EXERCISE INSTRUCTIONS:
Exactly as written, retype the listing below, omitting the pictures.

RECORDED DATA:

▼

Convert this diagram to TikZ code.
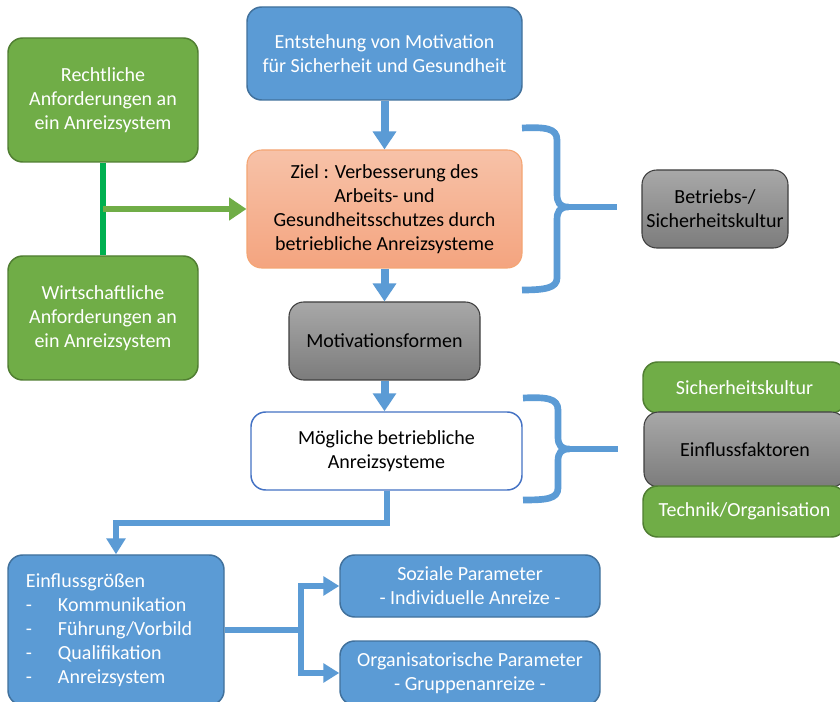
\documentclass[tikz,border=0pt]{standalone}
\usepackage{fontspec}
\setmainfont{Carlito}
\usetikzlibrary{arrows.meta,calc}
\definecolor{bluefill}{HTML}{5B9BD5}
\definecolor{blueline}{HTML}{41719C}
\definecolor{greenfill}{HTML}{70AD47}
\definecolor{greenline}{HTML}{507E32}
\definecolor{linkgreen}{HTML}{00B050}
\definecolor{graytop}{HTML}{A8A8A8}
\definecolor{graybot}{HTML}{7C7C7C}
\definecolor{grayline}{HTML}{3F3F3F}
\definecolor{orangetop}{HTML}{F7C2A8}
\definecolor{orangebot}{HTML}{F4A47F}
\definecolor{orangeline}{HTML}{F4A573}
\definecolor{outlineblue}{HTML}{4472C4}
\begin{document}
\begin{tikzpicture}[x=0.75pt,y=-0.75pt,
  span/.style args={#1/#2/#3/#4}{minimum width={(#3-#1)*0.75}, minimum height={(#4-#2)*0.75},
    at={({(#1+#3)/2},{(#2+#4)/2})}},
  base/.style={inner sep=0pt, rounded corners=11pt, align=center,
    font=\fontsize{15}{18}\selectfont},
  bluebox/.style={base, fill=bluefill, draw=blueline, line width=1.1pt, text=white},
  greenbox/.style={base, fill=greenfill, draw=greenline, line width=1.1pt, text=white},
  graybox/.style={base, top color=graytop, bottom color=graybot, draw=grayline, line width=0.8pt, text=black},
  orangebox/.style={base, top color=orangetop, bottom color=orangebot, draw=orangeline, line width=0.8pt, text=black},
  whitebox/.style={base, fill=white, draw=outlineblue, line width=1.1pt, text=black},
  barrow/.style={draw=bluefill, line width=6pt, -{Triangle[width=17pt,length=13.5pt]}},
  bthin/.style={draw=bluefill, line width=4.5pt, line join=miter},
  bthinarrow/.style={bthin, -{Triangle[width=14pt,length=12pt]}},
  gline/.style={draw=linkgreen, line width=3.8pt},
  garrow/.style={draw=greenfill, line width=3.8pt, -{Triangle[width=16.5pt,length=13pt]}},
  brace/.style={draw=bluefill, line width=5pt, line join=round}
]
\clip (0,0) rectangle (840,702);
\fill[white] (0,0) rectangle (840,702);

% main column
\node[bluebox, span=247/7/522/100] (top) {Entstehung von Motivation\\für Sicherheit und Gesundheit};
\node[orangebox, span=247/150/522/268] (ziel) {Ziel : Verbesserung des\\Arbeits- und\\Gesundheitsschutzes durch\\betriebliche Anreizsysteme};
\node[graybox, span=289/302/480/380] (motiv) {Motivationsformen};
\node[whitebox, span=251/412/522/490] (moeg) {Mögliche betriebliche\\Anreizsysteme};

% requirements on the left
\node[greenbox, span=8/38/198/162] (recht) {Rechtliche\\Anforderungen an\\ein Anreizsystem};
\node[greenbox, span=8/256/198/380] (wirt) {Wirtschaftliche\\Anforderungen an\\ein Anreizsystem};

% culture boxes on the right
\node[graybox, span=642/170/788/248] (kultur) {Betriebs-/\\Sicherheitskultur};
\node[greenbox, span=643/362/846/413] (sicher) {Sicherheitskultur};
\node[graybox, span=644/412/846/487] (faktoren) {Einflussfaktoren};
\node[greenbox, span=643/486/846/537] (technik) {Technik/Organisation};

% bottom row
\node[bluebox, span=8/555/224/705, align=left, text width=135pt] (eg)
  {Einflussgrößen\\
   \makebox[24pt][l]{-}Kommunikation\\
   \makebox[24pt][l]{-}Führung/Vorbild\\
   \makebox[24pt][l]{-}Qualifikation\\
   \makebox[24pt][l]{-}Anreizsystem};
\node[bluebox, span=340/555/600/617] (soz) {Soziale Parameter\\- Individuelle Anreize -};
\node[bluebox, span=340/641/600/705] (org) {Organisatorische Parameter\\- Gruppenanreize -};

% vertical flow
\draw[barrow] (top) -- (ziel);
\draw[barrow] (ziel) -- (motiv);
\draw[barrow] (motiv.south) -- (motiv.south |- moeg.north);

% green link between the requirements and the goal
\draw[gline] (recht.south) -- (wirt.north);
\coordinate (gmid) at ($(recht.south)!0.5!(wirt.north)$);
\draw[garrow] (gmid) -- (gmid -| ziel.west);

% from the incentive systems down to the influencing factors
\coordinate (bend) at (116,523);
\draw[bthinarrow] ([xshift=0.5pt]moeg.south) |- (bend) -- (eg.north);

% fork to the two parameter boxes
\coordinate (fork) at ([xshift=57pt]eg.east);
\draw[bthin] (eg.east) -- (fork);
\draw[bthinarrow] ([yshift=-1.7pt]fork) |- (soz.west);
\draw[bthinarrow] ([yshift=1.7pt]fork) |- (org.west);

% braces
\draw[brace] (522,128) .. controls (545,127) and (557,128) .. (557,140) -- (557,194)
  .. controls (557,203) and (560,207) .. (568,207)
  .. controls (560,207) and (557,211) .. (557,220) -- (557,278)
  .. controls (557,288) and (545,290) .. (522,290);
\draw[brace] (565,207) -- (617,207);
\draw[brace] (523,398) .. controls (546,397) and (558,398) .. (558,410) -- (558,437)
  .. controls (558,445) and (561,449) .. (569,449)
  .. controls (561,449) and (558,453) .. (558,461) -- (558,488)
  .. controls (558,499) and (546,500) .. (523,500);
\draw[brace] (566,449) -- (618,449);
\end{tikzpicture}
\end{document}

▲

WORKED SOLUTION:
Convert this diagram to TikZ code.
\documentclass[tikz,border=0pt]{standalone}
\usepackage{fontspec}
\setmainfont{Carlito}
\usetikzlibrary{arrows.meta,calc}
\definecolor{bluefill}{HTML}{5B9BD5}
\definecolor{blueline}{HTML}{41719C}
\definecolor{greenfill}{HTML}{70AD47}
\definecolor{greenline}{HTML}{507E32}
\definecolor{linkgreen}{HTML}{00B050}
\definecolor{graytop}{HTML}{A8A8A8}
\definecolor{graybot}{HTML}{7C7C7C}
\definecolor{grayline}{HTML}{3F3F3F}
\definecolor{orangetop}{HTML}{F7C2A8}
\definecolor{orangebot}{HTML}{F4A47F}
\definecolor{orangeline}{HTML}{F4A573}
\definecolor{outlineblue}{HTML}{4472C4}
\begin{document}
\begin{tikzpicture}[x=0.75pt,y=-0.75pt,
  span/.style args={#1/#2/#3/#4}{minimum width={(#3-#1)*0.75}, minimum height={(#4-#2)*0.75},
    at={({(#1+#3)/2},{(#2+#4)/2})}},
  base/.style={inner sep=0pt, rounded corners=11pt, align=center,
    font=\fontsize{15}{18}\selectfont},
  bluebox/.style={base, fill=bluefill, draw=blueline, line width=1.1pt, text=white},
  greenbox/.style={base, fill=greenfill, draw=greenline, line width=1.1pt, text=white},
  graybox/.style={base, top color=graytop, bottom color=graybot, draw=grayline, line width=0.8pt, text=black},
  orangebox/.style={base, top color=orangetop, bottom color=orangebot, draw=orangeline, line width=0.8pt, text=black},
  whitebox/.style={base, fill=white, draw=outlineblue, line width=1.1pt, text=black},
  barrow/.style={draw=bluefill, line width=6pt, -{Triangle[width=17pt,length=13.5pt]}},
  bthin/.style={draw=bluefill, line width=4.5pt, line join=miter},
  bthinarrow/.style={bthin, -{Triangle[width=14pt,length=12pt]}},
  gline/.style={draw=linkgreen, line width=3.8pt},
  garrow/.style={draw=greenfill, line width=3.8pt, -{Triangle[width=16.5pt,length=13pt]}},
  brace/.style={draw=bluefill, line width=5pt, line join=round}
]
\clip (0,0) rectangle (840,702);
\fill[white] (0,0) rectangle (840,702);

% main column
\node[bluebox, span=247/7/522/100] (top) {Entstehung von Motivation\\für Sicherheit und Gesundheit};
\node[orangebox, span=247/150/522/268] (ziel) {Ziel : Verbesserung des\\Arbeits- und\\Gesundheitsschutzes durch\\betriebliche Anreizsysteme};
\node[graybox, span=289/302/480/380] (motiv) {Motivationsformen};
\node[whitebox, span=251/412/522/490] (moeg) {Mögliche betriebliche\\Anreizsysteme};

% requirements on the left
\node[greenbox, span=8/38/198/162] (recht) {Rechtliche\\Anforderungen an\\ein Anreizsystem};
\node[greenbox, span=8/256/198/380] (wirt) {Wirtschaftliche\\Anforderungen an\\ein Anreizsystem};

% culture boxes on the right
\node[graybox, span=642/170/788/248] (kultur) {Betriebs-/\\Sicherheitskultur};
\node[greenbox, span=643/362/846/413] (sicher) {Sicherheitskultur};
\node[graybox, span=644/412/846/487] (faktoren) {Einflussfaktoren};
\node[greenbox, span=643/486/846/537] (technik) {Technik/Organisation};

% bottom row
\node[bluebox, span=8/555/224/705, align=left, text width=135pt] (eg)
  {Einflussgrößen\\
   \makebox[24pt][l]{-}Kommunikation\\
   \makebox[24pt][l]{-}Führung/Vorbild\\
   \makebox[24pt][l]{-}Qualifikation\\
   \makebox[24pt][l]{-}Anreizsystem};
\node[bluebox, span=340/555/600/617] (soz) {Soziale Parameter\\- Individuelle Anreize -};
\node[bluebox, span=340/641/600/705] (org) {Organisatorische Parameter\\- Gruppenanreize -};

% vertical flow
\draw[barrow] (top) -- (ziel);
\draw[barrow] (ziel) -- (motiv);
\draw[barrow] (motiv.south) -- (motiv.south |- moeg.north);

% green link between the requirements and the goal
\draw[gline] (recht.south) -- (wirt.north);
\coordinate (gmid) at ($(recht.south)!0.5!(wirt.north)$);
\draw[garrow] (gmid) -- (gmid -| ziel.west);

% from the incentive systems down to the influencing factors
\coordinate (bend) at (116,523);
\draw[bthinarrow] ([xshift=0.5pt]moeg.south) |- (bend) -- (eg.north);

% fork to the two parameter boxes
\coordinate (fork) at ([xshift=57pt]eg.east);
\draw[bthin] (eg.east) -- (fork);
\draw[bthinarrow] ([yshift=-1.7pt]fork) |- (soz.west);
\draw[bthinarrow] ([yshift=1.7pt]fork) |- (org.west);

% braces
\draw[brace] (522,128) .. controls (545,127) and (557,128) .. (557,140) -- (557,194)
  .. controls (557,203) and (560,207) .. (568,207)
  .. controls (560,207) and (557,211) .. (557,220) -- (557,278)
  .. controls (557,288) and (545,290) .. (522,290);
\draw[brace] (565,207) -- (617,207);
\draw[brace] (523,398) .. controls (546,397) and (558,398) .. (558,410) -- (558,437)
  .. controls (558,445) and (561,449) .. (569,449)
  .. controls (561,449) and (558,453) .. (558,461) -- (558,488)
  .. controls (558,499) and (546,500) .. (523,500);
\draw[brace] (566,449) -- (618,449);
\end{tikzpicture}
\end{document}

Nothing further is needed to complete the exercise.